Alpha-beta pruning was added later to reduce CPU load — the initial minimax ran every possible branch, causing the CPU to hit 100 % while the AI “thought” for several seconds.
I started this as a learning exercise — to understand data structures, loops, and logical conditions — while building something fun and visual.
After finishing the two-player version, curiosity drove me to ask: “Can I make the computer think?”
That question led me into search trees, heuristics, recursion, and finally optimization.

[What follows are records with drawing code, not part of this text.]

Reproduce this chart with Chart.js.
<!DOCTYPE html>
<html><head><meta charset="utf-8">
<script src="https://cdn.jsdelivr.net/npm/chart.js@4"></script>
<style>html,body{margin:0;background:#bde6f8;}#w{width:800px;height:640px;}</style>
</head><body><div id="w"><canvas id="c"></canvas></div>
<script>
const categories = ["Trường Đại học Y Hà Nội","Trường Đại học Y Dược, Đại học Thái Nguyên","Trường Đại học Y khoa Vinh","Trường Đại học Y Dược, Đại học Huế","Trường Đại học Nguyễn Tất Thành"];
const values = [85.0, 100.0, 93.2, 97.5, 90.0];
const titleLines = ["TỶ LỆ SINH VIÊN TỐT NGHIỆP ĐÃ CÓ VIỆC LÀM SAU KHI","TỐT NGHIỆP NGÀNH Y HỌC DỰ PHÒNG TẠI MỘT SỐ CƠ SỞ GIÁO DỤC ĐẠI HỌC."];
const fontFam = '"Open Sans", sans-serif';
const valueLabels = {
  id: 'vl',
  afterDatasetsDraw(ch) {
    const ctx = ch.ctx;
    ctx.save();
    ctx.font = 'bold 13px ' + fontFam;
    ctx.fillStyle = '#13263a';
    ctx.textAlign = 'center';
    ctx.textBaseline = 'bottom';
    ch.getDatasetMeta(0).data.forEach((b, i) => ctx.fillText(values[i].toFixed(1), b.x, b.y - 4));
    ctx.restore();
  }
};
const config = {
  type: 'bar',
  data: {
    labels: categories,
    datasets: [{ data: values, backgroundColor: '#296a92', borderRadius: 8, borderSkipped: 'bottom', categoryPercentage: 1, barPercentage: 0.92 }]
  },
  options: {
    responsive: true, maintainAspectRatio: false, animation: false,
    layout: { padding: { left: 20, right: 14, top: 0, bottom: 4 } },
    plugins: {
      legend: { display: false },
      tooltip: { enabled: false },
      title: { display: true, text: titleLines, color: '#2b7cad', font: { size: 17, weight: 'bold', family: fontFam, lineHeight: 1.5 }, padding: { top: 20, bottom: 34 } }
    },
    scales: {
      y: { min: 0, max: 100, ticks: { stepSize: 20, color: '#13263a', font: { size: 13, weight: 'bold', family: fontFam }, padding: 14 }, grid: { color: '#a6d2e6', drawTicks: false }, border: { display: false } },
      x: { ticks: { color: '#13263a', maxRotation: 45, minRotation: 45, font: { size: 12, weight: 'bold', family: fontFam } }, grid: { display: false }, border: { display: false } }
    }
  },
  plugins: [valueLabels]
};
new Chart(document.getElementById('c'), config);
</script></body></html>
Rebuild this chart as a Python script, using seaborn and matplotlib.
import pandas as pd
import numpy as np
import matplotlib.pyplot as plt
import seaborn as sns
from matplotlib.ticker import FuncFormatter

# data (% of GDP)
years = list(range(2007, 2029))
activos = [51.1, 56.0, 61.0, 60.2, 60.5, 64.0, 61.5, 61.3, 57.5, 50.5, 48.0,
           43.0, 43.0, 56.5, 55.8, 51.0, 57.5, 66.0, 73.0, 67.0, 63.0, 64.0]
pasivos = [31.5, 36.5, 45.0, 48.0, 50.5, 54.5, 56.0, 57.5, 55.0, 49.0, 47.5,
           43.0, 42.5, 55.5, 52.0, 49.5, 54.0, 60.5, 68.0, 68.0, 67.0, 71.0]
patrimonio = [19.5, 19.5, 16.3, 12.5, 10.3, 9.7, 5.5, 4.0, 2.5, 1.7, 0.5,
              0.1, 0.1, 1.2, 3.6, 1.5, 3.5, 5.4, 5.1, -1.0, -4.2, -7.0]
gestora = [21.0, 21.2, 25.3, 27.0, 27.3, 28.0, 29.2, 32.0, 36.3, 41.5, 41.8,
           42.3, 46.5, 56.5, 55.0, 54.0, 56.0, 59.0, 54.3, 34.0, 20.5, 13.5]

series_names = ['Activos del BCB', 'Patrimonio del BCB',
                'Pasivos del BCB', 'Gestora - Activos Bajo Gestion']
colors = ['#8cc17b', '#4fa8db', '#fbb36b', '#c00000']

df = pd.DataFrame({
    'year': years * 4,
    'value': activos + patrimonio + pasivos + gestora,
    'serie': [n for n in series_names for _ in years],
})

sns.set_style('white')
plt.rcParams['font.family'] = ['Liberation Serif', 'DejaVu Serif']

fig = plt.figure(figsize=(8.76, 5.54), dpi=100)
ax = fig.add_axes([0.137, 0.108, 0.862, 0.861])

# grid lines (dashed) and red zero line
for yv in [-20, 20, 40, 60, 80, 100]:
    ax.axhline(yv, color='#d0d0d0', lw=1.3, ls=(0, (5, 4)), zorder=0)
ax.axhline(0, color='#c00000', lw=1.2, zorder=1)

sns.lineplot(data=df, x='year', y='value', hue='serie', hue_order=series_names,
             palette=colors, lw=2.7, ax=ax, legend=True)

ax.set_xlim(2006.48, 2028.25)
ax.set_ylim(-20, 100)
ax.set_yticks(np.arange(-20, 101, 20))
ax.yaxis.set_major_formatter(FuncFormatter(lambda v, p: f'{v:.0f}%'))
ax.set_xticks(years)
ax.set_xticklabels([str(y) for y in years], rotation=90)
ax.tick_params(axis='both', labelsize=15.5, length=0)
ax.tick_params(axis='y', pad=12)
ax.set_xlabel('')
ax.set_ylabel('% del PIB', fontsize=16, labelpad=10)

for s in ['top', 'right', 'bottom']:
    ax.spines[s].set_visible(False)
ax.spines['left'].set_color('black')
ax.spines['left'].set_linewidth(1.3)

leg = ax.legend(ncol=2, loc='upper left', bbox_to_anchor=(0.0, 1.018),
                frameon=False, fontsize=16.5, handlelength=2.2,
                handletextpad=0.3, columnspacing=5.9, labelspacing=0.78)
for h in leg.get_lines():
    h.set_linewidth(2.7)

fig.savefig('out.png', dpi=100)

| Version | Key Features |
|---|---|
| 1.0 | • Two-player local mode • Random starting player • Full win detection (horizontal, vertical, diagonal) • Text-based board drawing |
| 1.2 | • One-player vs AI mode • Minimax algorithm for decision-making • Alpha-Beta pruning for performance • Adjustable difficulty (search depth) • Heuristic scoring for board strength |
- Built a 6×7 board as nested lists.
- Learned to manage two-dimensional data and control loops.
- Implemented functions for move validation, gravity simulation, and win checking.
- Experienced that incredible “it finally works!” moment seeing the full game loop run.
- Replaced manual turn logic with the Minimax algorithm, allowing the AI to evaluate possible moves several layers deep.
- Designed a heuristic evaluation function that scored board states based on:
- Central column control
- 2-, 3-, and 4-in-a-row opportunities
- Blocking opponent threats
- Introduced Alpha-Beta Pruning, after discovering the CPU pegged at 100 % during deeper searches.
This optimization cut computation time drastically while producing identical move quality. - Added configurable difficulty by adjusting recursion depth.